Admittedly, HTH Corp, operator of the Pacific Beach Hotel in Honolulu, is a recidivist when it comes to unfair labor practices.  In the past decade, the Board has cited it for discharging an employee for union activity, maintaining an overly broad solicitation policy, bad faith bargaining, unilateral implementation of wage and benefit increases and multiple instances of retaliation for union activites.  Despite these rulings and the injunctions enforced by the federal courts, HTH still has not complied with the remedial and cease and desist orders of the Board. 

“By their actions, their words, and their contempt of court, the respondents have made plain their persistent indifference toward their responsibilities under the act,” the Board stated. 

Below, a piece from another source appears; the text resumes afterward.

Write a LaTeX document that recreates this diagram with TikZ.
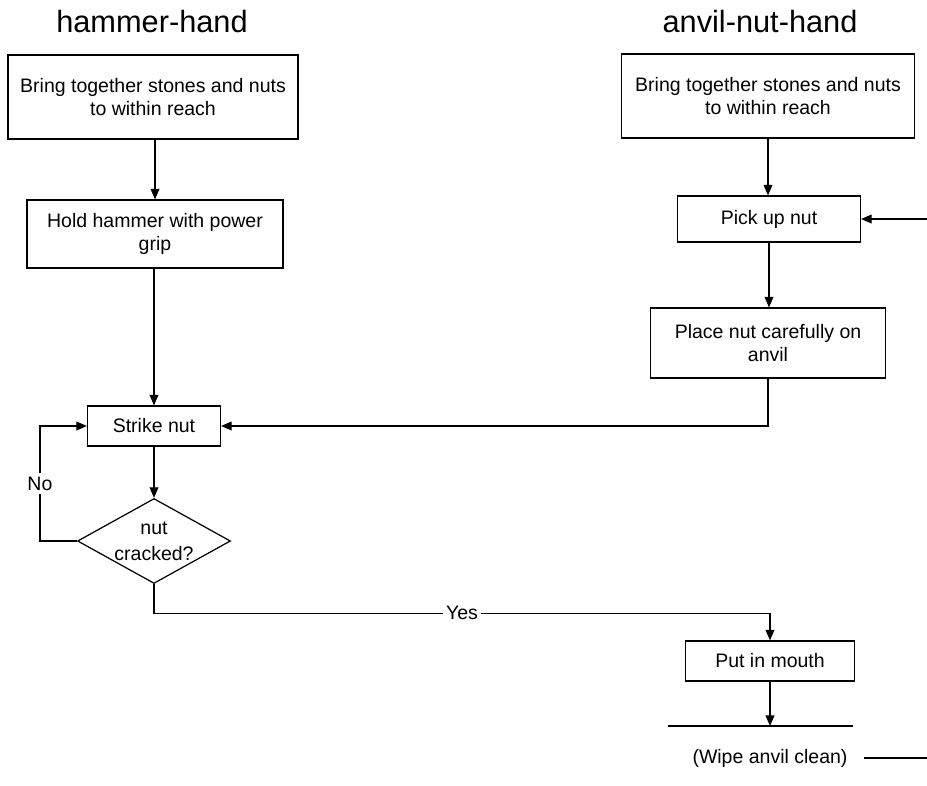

Finding that the company’s violations “have been severe and pervasive…notwithstanding the board’s enforcement efforts,” the Board ordered HTH to pay the costs incurred by the Board and the union in pursuing the unfair labor practice allegations in the case before it.  In addition, the Board ordered the company to pay the union’s costs of bargaining after the last violations and the union’s costs of meetings and communications with employees about alleged the unfair labor practices, the costs of investigating the alleged violations and the costs of preparing the various submissions to the Board, even those associated with filings that were voluntary.

In strong dissents, the two Republican Members of the Board, while endorsing the majoirity’s anger at the conduct of the company in defiance of the Board’s actions, argued that the requirement to pay the costs of the Board and the union associated with the unfair labor practices was beyond the statutory authority of the Board and were punitive rather than remedial in nature.

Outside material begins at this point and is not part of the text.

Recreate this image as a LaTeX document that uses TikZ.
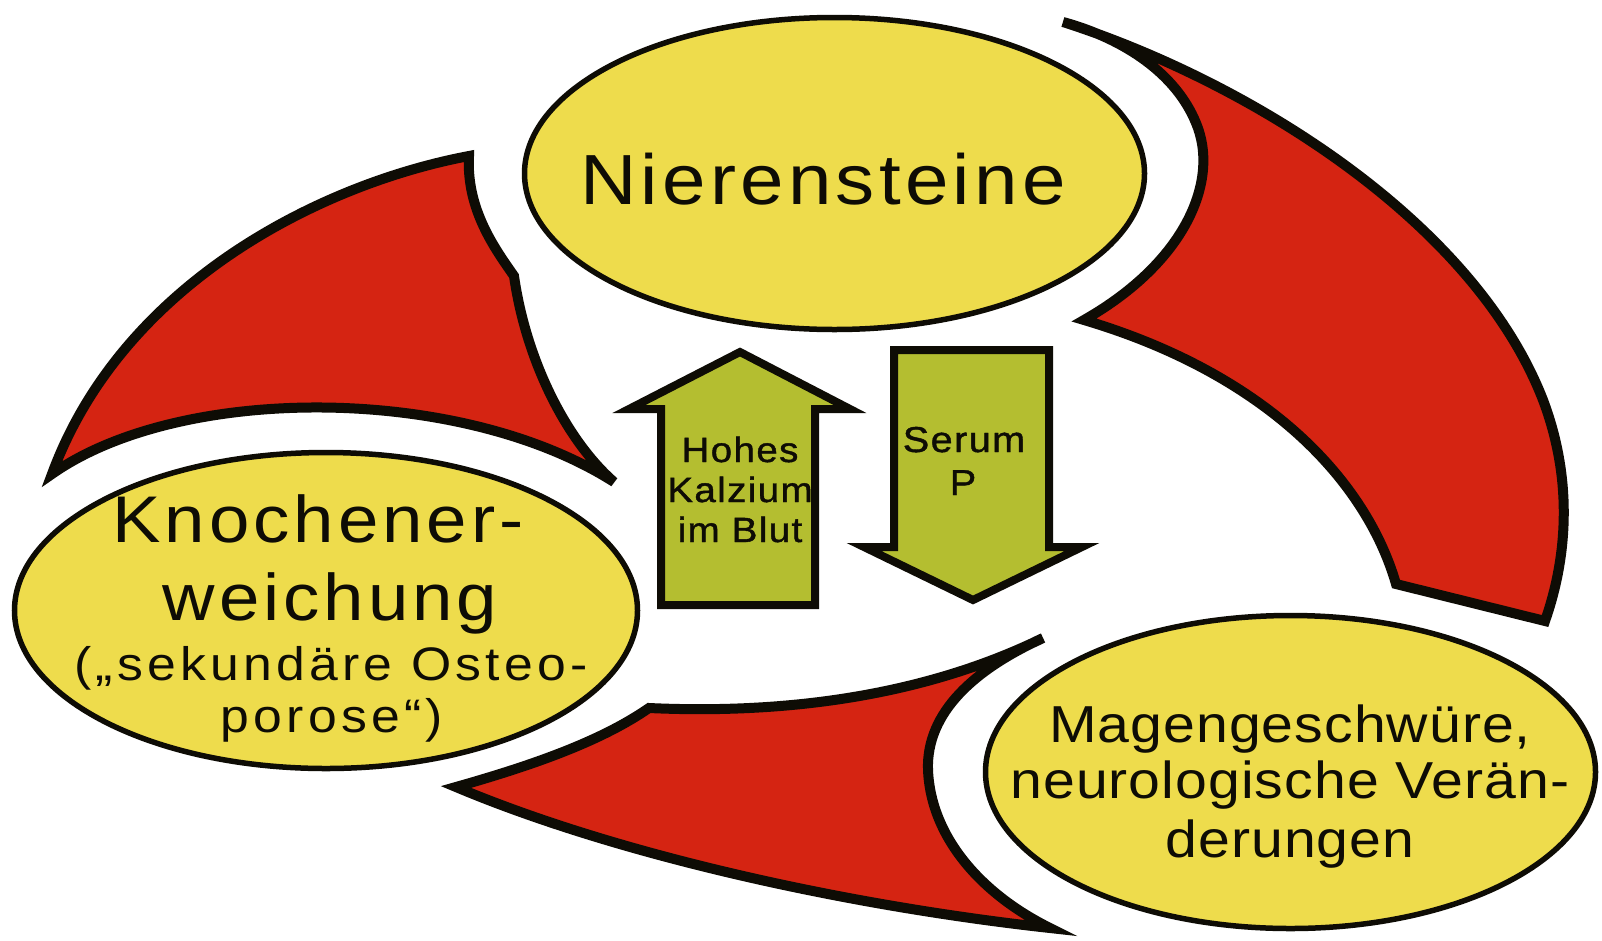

Bad cases make bad law and this is a bad case.  The expansion by the Board beyond its statutory authority to order remedies, while perhaps morally justified in this case, is bad law.  In no small sense, it is a toe under the tent and the level of egregiousness justifying such extraordinary remedies will likely, with the current Board, creep lower and lower until it finally begins to affect employers guilty of far less obrobrius and pervasive conduct.

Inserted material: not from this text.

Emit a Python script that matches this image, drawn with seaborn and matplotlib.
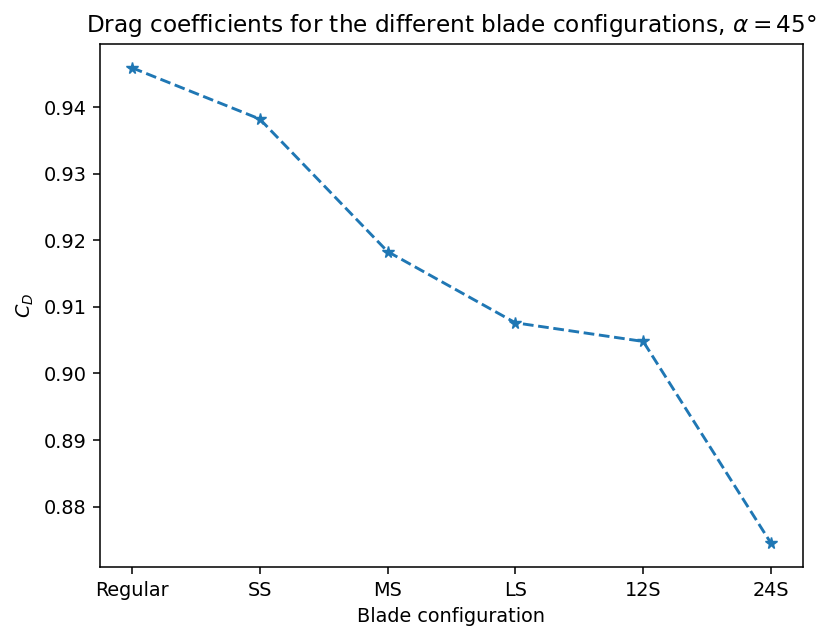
import matplotlib
matplotlib.use("Agg")
import matplotlib.pyplot as plt
import seaborn as sns
import pandas as pd

configurations = ["Regular", "SS", "MS", "LS", "12S", "24S"]
drag_coefficients = [0.9459, 0.9382, 0.9183, 0.9076, 0.9048, 0.8745]

df = pd.DataFrame({"config": configurations, "cd": drag_coefficients})

DPI = 139
plt.rcParams["font.family"] = ["DejaVu Sans"]
fig = plt.figure(figsize=(825 / DPI, 630 / DPI), dpi=DPI)
ax = fig.add_axes([0.1212, 0.100, 0.8521, 0.8302])

sns.lineplot(data=df, x="config", y="cd", sort=False, marker="*",
             linestyle="--", color="#1f77b4", markersize=6,
             markeredgecolor="#1f77b4", ax=ax)

ax.set_yticks([0.88, 0.89, 0.90, 0.91, 0.92, 0.93, 0.94])
ax.set_yticklabels(["0.88", "0.89", "0.90", "0.91", "0.92", "0.93", "0.94"])
ax.set_xlabel("Blade configuration")
ax.set_ylabel("$C_D$")
ax.set_title(r"Drag coefficients for the different blade configurations, $\alpha = 45\degree$")

fig.savefig("out.png", dpi=DPI)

As disturbing as the incursion of the Board beyond its statutory authority in this case may be, by far the most significant and alarming aspect of this decision is the Board’s suggestion that, given the right case, it will order the payment of front pay to employees as an alternative to reinstatement to employment as a remedy.  Such an order would be a panzer strike through of the lines of statutory authority given to the Board by Congress. 

Hopefully the “right case” for such an expansion of authority will not present itself, but, with a Board majority on the look-out for one, you can bet it may be soon.